Your task: Return the whole listing, line for line, without the pictures in it.

Collected data:
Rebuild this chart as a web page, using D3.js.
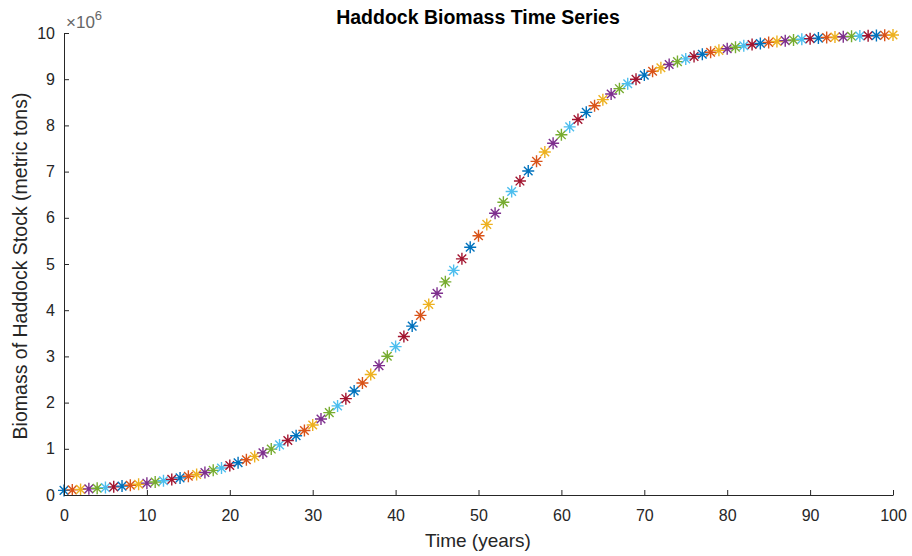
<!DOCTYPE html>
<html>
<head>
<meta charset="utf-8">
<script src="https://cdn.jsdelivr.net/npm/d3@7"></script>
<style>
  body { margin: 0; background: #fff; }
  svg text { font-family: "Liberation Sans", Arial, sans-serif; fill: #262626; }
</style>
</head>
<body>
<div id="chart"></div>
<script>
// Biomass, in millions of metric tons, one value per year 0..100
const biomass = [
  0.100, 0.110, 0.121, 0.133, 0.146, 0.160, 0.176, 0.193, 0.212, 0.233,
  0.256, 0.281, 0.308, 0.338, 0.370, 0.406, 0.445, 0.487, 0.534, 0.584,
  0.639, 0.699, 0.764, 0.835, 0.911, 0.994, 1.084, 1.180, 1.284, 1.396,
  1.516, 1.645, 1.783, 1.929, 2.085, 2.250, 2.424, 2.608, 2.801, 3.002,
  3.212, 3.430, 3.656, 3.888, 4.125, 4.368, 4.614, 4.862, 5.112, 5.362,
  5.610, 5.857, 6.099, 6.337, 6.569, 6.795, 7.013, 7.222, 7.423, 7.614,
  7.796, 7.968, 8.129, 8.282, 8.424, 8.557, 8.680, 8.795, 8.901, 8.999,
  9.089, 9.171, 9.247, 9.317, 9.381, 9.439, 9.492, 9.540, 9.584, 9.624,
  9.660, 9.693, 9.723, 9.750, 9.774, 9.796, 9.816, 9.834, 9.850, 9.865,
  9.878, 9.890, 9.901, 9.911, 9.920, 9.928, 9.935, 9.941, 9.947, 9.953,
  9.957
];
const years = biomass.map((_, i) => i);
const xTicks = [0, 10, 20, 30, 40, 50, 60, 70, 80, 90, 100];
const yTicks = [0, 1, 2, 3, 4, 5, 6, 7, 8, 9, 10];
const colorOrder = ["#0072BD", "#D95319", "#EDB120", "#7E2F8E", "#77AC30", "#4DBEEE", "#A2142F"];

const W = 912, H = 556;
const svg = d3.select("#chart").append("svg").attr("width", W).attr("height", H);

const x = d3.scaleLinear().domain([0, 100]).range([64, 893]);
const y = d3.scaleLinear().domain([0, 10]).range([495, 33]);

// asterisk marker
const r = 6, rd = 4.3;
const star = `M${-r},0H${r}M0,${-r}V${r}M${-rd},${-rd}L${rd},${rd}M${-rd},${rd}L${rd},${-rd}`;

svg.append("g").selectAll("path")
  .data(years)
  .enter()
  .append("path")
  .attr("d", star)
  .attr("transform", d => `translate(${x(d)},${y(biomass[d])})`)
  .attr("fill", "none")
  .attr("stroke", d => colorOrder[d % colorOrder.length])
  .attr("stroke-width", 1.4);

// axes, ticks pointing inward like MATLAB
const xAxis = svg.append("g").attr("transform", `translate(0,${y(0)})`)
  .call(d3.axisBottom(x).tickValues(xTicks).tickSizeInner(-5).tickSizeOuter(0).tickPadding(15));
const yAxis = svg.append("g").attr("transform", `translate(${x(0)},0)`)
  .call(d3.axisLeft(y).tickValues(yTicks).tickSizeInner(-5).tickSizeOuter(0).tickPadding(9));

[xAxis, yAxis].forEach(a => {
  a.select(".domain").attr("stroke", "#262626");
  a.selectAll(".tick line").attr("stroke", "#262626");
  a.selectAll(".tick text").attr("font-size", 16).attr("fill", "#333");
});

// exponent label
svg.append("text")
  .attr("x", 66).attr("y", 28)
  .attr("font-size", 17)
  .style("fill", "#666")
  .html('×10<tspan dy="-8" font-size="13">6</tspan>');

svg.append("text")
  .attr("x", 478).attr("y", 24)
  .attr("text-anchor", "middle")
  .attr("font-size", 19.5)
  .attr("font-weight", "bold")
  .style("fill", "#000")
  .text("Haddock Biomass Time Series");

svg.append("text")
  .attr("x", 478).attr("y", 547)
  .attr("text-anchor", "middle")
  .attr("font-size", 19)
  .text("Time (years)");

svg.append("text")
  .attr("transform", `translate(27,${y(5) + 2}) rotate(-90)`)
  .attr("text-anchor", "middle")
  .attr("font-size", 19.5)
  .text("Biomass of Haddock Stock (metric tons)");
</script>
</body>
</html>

Result:
Rebuild this chart as a web page, using D3.js.
<!DOCTYPE html>
<html>
<head>
<meta charset="utf-8">
<script src="https://cdn.jsdelivr.net/npm/d3@7"></script>
<style>
  body { margin: 0; background: #fff; }
  svg text { font-family: "Liberation Sans", Arial, sans-serif; fill: #262626; }
</style>
</head>
<body>
<div id="chart"></div>
<script>
// Biomass, in millions of metric tons, one value per year 0..100
const biomass = [
  0.100, 0.110, 0.121, 0.133, 0.146, 0.160, 0.176, 0.193, 0.212, 0.233,
  0.256, 0.281, 0.308, 0.338, 0.370, 0.406, 0.445, 0.487, 0.534, 0.584,
  0.639, 0.699, 0.764, 0.835, 0.911, 0.994, 1.084, 1.180, 1.284, 1.396,
  1.516, 1.645, 1.783, 1.929, 2.085, 2.250, 2.424, 2.608, 2.801, 3.002,
  3.212, 3.430, 3.656, 3.888, 4.125, 4.368, 4.614, 4.862, 5.112, 5.362,
  5.610, 5.857, 6.099, 6.337, 6.569, 6.795, 7.013, 7.222, 7.423, 7.614,
  7.796, 7.968, 8.129, 8.282, 8.424, 8.557, 8.680, 8.795, 8.901, 8.999,
  9.089, 9.171, 9.247, 9.317, 9.381, 9.439, 9.492, 9.540, 9.584, 9.624,
  9.660, 9.693, 9.723, 9.750, 9.774, 9.796, 9.816, 9.834, 9.850, 9.865,
  9.878, 9.890, 9.901, 9.911, 9.920, 9.928, 9.935, 9.941, 9.947, 9.953,
  9.957
];
const years = biomass.map((_, i) => i);
const xTicks = [0, 10, 20, 30, 40, 50, 60, 70, 80, 90, 100];
const yTicks = [0, 1, 2, 3, 4, 5, 6, 7, 8, 9, 10];
const colorOrder = ["#0072BD", "#D95319", "#EDB120", "#7E2F8E", "#77AC30", "#4DBEEE", "#A2142F"];

const W = 912, H = 556;
const svg = d3.select("#chart").append("svg").attr("width", W).attr("height", H);

const x = d3.scaleLinear().domain([0, 100]).range([64, 893]);
const y = d3.scaleLinear().domain([0, 10]).range([495, 33]);

// asterisk marker
const r = 6, rd = 4.3;
const star = `M${-r},0H${r}M0,${-r}V${r}M${-rd},${-rd}L${rd},${rd}M${-rd},${rd}L${rd},${-rd}`;

svg.append("g").selectAll("path")
  .data(years)
  .enter()
  .append("path")
  .attr("d", star)
  .attr("transform", d => `translate(${x(d)},${y(biomass[d])})`)
  .attr("fill", "none")
  .attr("stroke", d => colorOrder[d % colorOrder.length])
  .attr("stroke-width", 1.4);

// axes, ticks pointing inward like MATLAB
const xAxis = svg.append("g").attr("transform", `translate(0,${y(0)})`)
  .call(d3.axisBottom(x).tickValues(xTicks).tickSizeInner(-5).tickSizeOuter(0).tickPadding(15));
const yAxis = svg.append("g").attr("transform", `translate(${x(0)},0)`)
  .call(d3.axisLeft(y).tickValues(yTicks).tickSizeInner(-5).tickSizeOuter(0).tickPadding(9));

[xAxis, yAxis].forEach(a => {
  a.select(".domain").attr("stroke", "#262626");
  a.selectAll(".tick line").attr("stroke", "#262626");
  a.selectAll(".tick text").attr("font-size", 16).attr("fill", "#333");
});

// exponent label
svg.append("text")
  .attr("x", 66).attr("y", 28)
  .attr("font-size", 17)
  .style("fill", "#666")
  .html('×10<tspan dy="-8" font-size="13">6</tspan>');

svg.append("text")
  .attr("x", 478).attr("y", 24)
  .attr("text-anchor", "middle")
  .attr("font-size", 19.5)
  .attr("font-weight", "bold")
  .style("fill", "#000")
  .text("Haddock Biomass Time Series");

svg.append("text")
  .attr("x", 478).attr("y", 547)
  .attr("text-anchor", "middle")
  .attr("font-size", 19)
  .text("Time (years)");

svg.append("text")
  .attr("transform", `translate(27,${y(5) + 2}) rotate(-90)`)
  .attr("text-anchor", "middle")
  .attr("font-size", 19.5)
  .text("Biomass of Haddock Stock (metric tons)");
</script>
</body>
</html>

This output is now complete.